Mr McCormick said he had not experienced the bullying behaviour ascribed to Mr Bell by others.

He said they got on well personally and had a shared interest in Christianity and missionary work.

But he said the difficult working relationship between Mr Bell and Mr Cairns had contributed to the department's difficulties in dealing with the unfolding crisis.

He said had officials realised that Mr Cairns was only giving advice to Mr Bell after taking soundings from other advisers in the party, they would have pushed harder for a decision on cost controls in the summer of 2015, as concerns mounted about spending on the scheme.

Image caption Andrew McCormick was the top official in the Enterprise Department which was running the scheme.

Mr Bell is due to give evidence on Thursday.

He has already claimed that DUP Spads worked to frustrate the introduction of cost controls and later conspired against him to protect Arlene Foster from damaging fallout over the suspension of the scheme.

She was the minister in charge of the Enterprise Department during its design and implementation.

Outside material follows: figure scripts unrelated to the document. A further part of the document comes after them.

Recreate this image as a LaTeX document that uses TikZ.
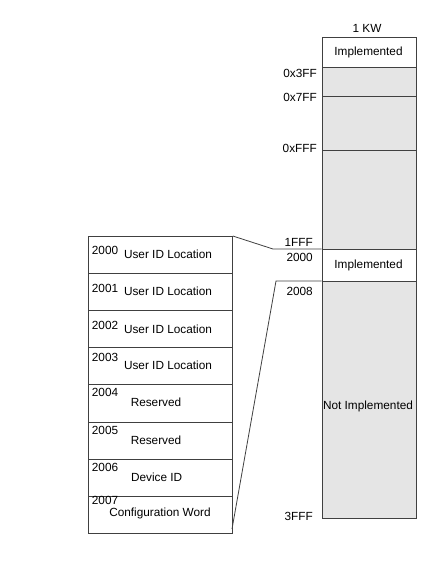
\documentclass[tikz,border=0pt]{standalone}
\usepackage{fontspec}
\setmainfont{Liberation Sans}
\begin{document}
\begin{tikzpicture}[x=1pt,y=-1pt,
  every node/.style={font=\fontsize{11.8}{14}\selectfont, text=black},
  seg/.style={draw=black!75, line width=0.8pt, inner sep=0pt, anchor=north west, minimum width=94.3pt},
  grayseg/.style={seg, fill=black!10},
  whiteseg/.style={seg, fill=white},
  rowbox/.style={draw=black!75, line width=0.8pt, inner sep=0pt, anchor=north west, minimum width=144pt, minimum height=37.1pt},
  addr/.style={anchor=east, inner sep=0pt},
  num/.style={anchor=west, inner sep=0pt},
  conn/.style={draw=black!75, line width=0.8pt}
]
\useasboundingbox (0,0) rectangle (422,580);
% right column
\node[whiteseg, minimum height=29.7pt] (r1) at (321.7,37) {};
\node[grayseg, minimum height=29.3pt] (r2) at (321.7,66.7) {};
\node[grayseg, minimum height=54pt] (r3) at (321.7,96) {};
\node[grayseg, minimum height=99pt] (r4) at (321.7,150) {};
\node[whiteseg, minimum height=32pt] (r5) at (321.7,249) {};
\node[grayseg, minimum height=237.3pt] (r6) at (321.7,281) {};
\node at (368.5,52.3) (t1) {Implemented};
\node at (368.5,265) (t5) {Implemented};
\node at (368,406.7) (t6) {Not Implemented};
\node at (367,28) (kw) {1 KW};
% addresses
\node[addr] (a1) at (317,73) {0x3FF};
\node[addr] (a2) at (317,97) {0x7FF};
\node[addr] (a3) at (317,148) {0xFFF};
\node[addr] (a4) at (313,242) {1FFF};
\node[addr] (a5) at (313,257) {2000};
\node[addr] (a6) at (313,291) {2008};
\node[addr] (a7) at (313,516) {3FFF};
% left table
\node[rowbox] (b0) at (88,236) {};
\node[rowbox] (b1) at (88,273.1) {};
\node[rowbox] (b2) at (88,310.2) {};
\node[rowbox] (b3) at (88,347.3) {};
\node[rowbox] (b4) at (88,384.4) {};
\node[rowbox] (b5) at (88,421.5) {};
\node[rowbox] (b6) at (88,458.6) {};
\node[rowbox] (b7) at (88,495.7) {};
\node[num] (n0) at (91.7,250.7) {2000};
\node[num] (n1) at (91.7,288.3) {2001};
\node[num] (n2) at (91.7,325) {2002};
\node[num] (n3) at (91.7,357.7) {2003};
\node[num] (n4) at (91.7,392.7) {2004};
\node[num] (n5) at (91.7,430) {2005};
\node[num] (n6) at (91.7,467.3) {2006};
\node[num] (n7) at (91.7,500.7) {2007};
\node (l0) at (168,254) {User ID Location};
\node (l1) at (168,291.7) {User ID Location};
\node (l2) at (168,329) {User ID Location};
\node (l3) at (168,365) {User ID Location};
\node (l4) at (156,402.7) {Reserved};
\node (l5) at (156,440) {Reserved};
\node (l6) at (156.7,477) {Device ID};
\node (l7) at (160,513.3) {Configuration Word};
% connectors
\coordinate (c1) at (273,249);
\coordinate (c2) at (276,281);
\coordinate (c3) at (232,529);
\draw[conn] (b0.north east) -- (c1) -- (r5.north west);
\draw[conn] (r6.north west) -- (c2) -- (c3);
\end{tikzpicture}
\end{document}
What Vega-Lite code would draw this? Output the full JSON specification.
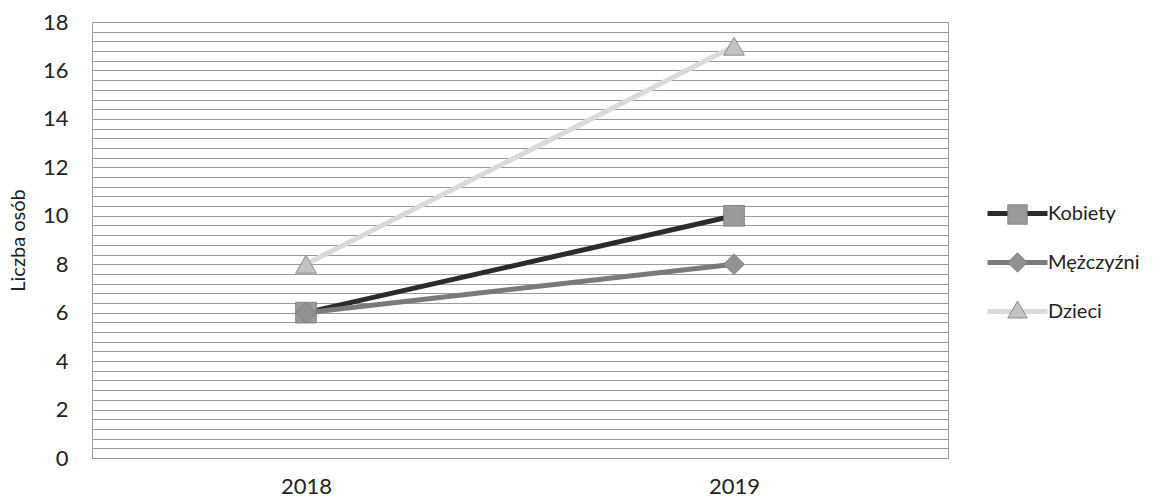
{
  "$schema": "https://vega.github.io/schema/vega-lite/v6.json",
  "width": 856,
  "height": 436,
  "autosize": {"type": "none"},
  "padding": {"left": 92, "top": 22, "right": 208, "bottom": 41},
  "background": "white",
  "config": {
    "font": "Lato",
    "view": {"stroke": "#999", "strokeWidth": 1}
  },
  "data": {"values": [
    {"rok": "2018", "grupa": "Kobiety", "liczba": 6},
    {"rok": "2019", "grupa": "Kobiety", "liczba": 10},
    {"rok": "2018", "grupa": "Mężczyźni", "liczba": 6},
    {"rok": "2019", "grupa": "Mężczyźni", "liczba": 8},
    {"rok": "2018", "grupa": "Dzieci", "liczba": 8},
    {"rok": "2019", "grupa": "Dzieci", "liczba": 17}
  ]},
  "encoding": {
    "x": {"field": "rok", "type": "ordinal", "scale": {"type": "point", "padding": 0.5},
      "axis": {"title": null, "labelAngle": 0, "labelFontSize": 22, "labelColor": "#222", "ticks": false, "labelPadding": 18, "domainColor": "#999", "grid": false}},
    "y": {"field": "liczba", "type": "quantitative", "scale": {"domain": [0, 18], "nice": false},
      "axis": {"title": "Liczba osób", "titleFontSize": 20, "titleFontWeight": "normal", "titleColor": "#222", "titlePadding": 14,
        "values": [0,0.4,0.8,1.2,1.6,2,2.4,2.8,3.2,3.6,4,4.4,4.8,5.2,5.6,6,6.4,6.8,7.2,7.6,8,8.4,8.8,9.2,9.6,10,10.4,10.8,11.2,11.6,12,12.4,12.8,13.2,13.6,14,14.4,14.8,15.2,15.6,16,16.4,16.8,17.2,17.6,18],
        "labelExpr": "datum.value % 2 == 0 ? format(datum.value, 'd') : ''",
        "labelFontSize": 22, "labelColor": "#222", "labelPadding": 24, "ticks": false, "domain": false,
        "grid": true, "gridColor": "#9a9a9a", "gridWidth": 1}}
  },
  "layer": [
    {
      "mark": {"type": "line", "strokeWidth": 5},
      "encoding": {
        "color": {"field": "grupa", "type": "nominal", "sort": ["Kobiety", "Mężczyźni", "Dzieci"],
          "scale": {"range": ["#2b2b2b", "#7a7a7a", "#dadada"]},
          "legend": {"title": null, "orient": "none", "legendX": 893, "legendY": 159, "symbolType": "stroke", "symbolSize": 3600, "symbolStrokeWidth": 5, "labelFontSize": 20, "labelColor": "#222", "rowPadding": 6, "labelOffset": -2}}
      }
    },
    {
      "mark": {"type": "point", "filled": true, "size": 430, "opacity": 1, "stroke": "#777", "strokeWidth": 0.8},
      "encoding": {
        "fill": {"field": "grupa", "type": "nominal",
          "scale": {"domain": ["Kobiety", "Mężczyźni", "Dzieci"], "range": ["#9a9a9a", "#919191", "#c2c2c2"]},
          "legend": {"title": null, "orient": "none", "legendX": 915, "legendY": 182, "symbolSize": 380, "symbolStrokeColor": "#777", "symbolStrokeWidth": 0.8, "labelFontSize": 20, "labelExpr": "''", "rowPadding": 25}},
        "shape": {"field": "grupa", "type": "nominal",
          "scale": {"domain": ["Kobiety", "Mężczyźni", "Dzieci"], "range": ["square", "diamond", "triangle-up"]},
          "legend": {"title": null, "orient": "none", "legendX": 915, "legendY": 182, "symbolSize": 380, "labelFontSize": 20, "labelExpr": "''", "rowPadding": 25}}
      }
    }
  ]
}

Mr McCormick was asked whether he believed Mrs Foster had acted "without due candour" when she told the BBC's Stephen Nolan that she was not aware of DUP Spad involvement in delays to the introduction of cost controls.

He said he was surprised when she said she had "no idea" why there had been a delay.

Image caption The RHI scheme was established to encourage uptake of eco-friendly heat systems over the use of fossil fuels

Mr McCormick said he had discussed the reason extensively with DUP Spads and told them it might be best to address the issue directly.

He had also discussed with DUP advisers how a relative of their fellow Spad Andrew Crawford had got his boilers accredited the day before the tariff changes.

Mr McCormick said the question arose of whether DUP advisers Timothy Johnston and Richard Bullick had told Mrs Foster what they knew as they briefed her for the television interview.

The RHI (Renewable Heat Incentive) scheme was established to encourage uptake of eco-friendly heat systems over the use of fossil fuels.

However, an overgenerous offer of fuel subsidies meant it could cost taxpayers an extra £490m.

An independent inquiry into the RHI scandal was established in January 2017.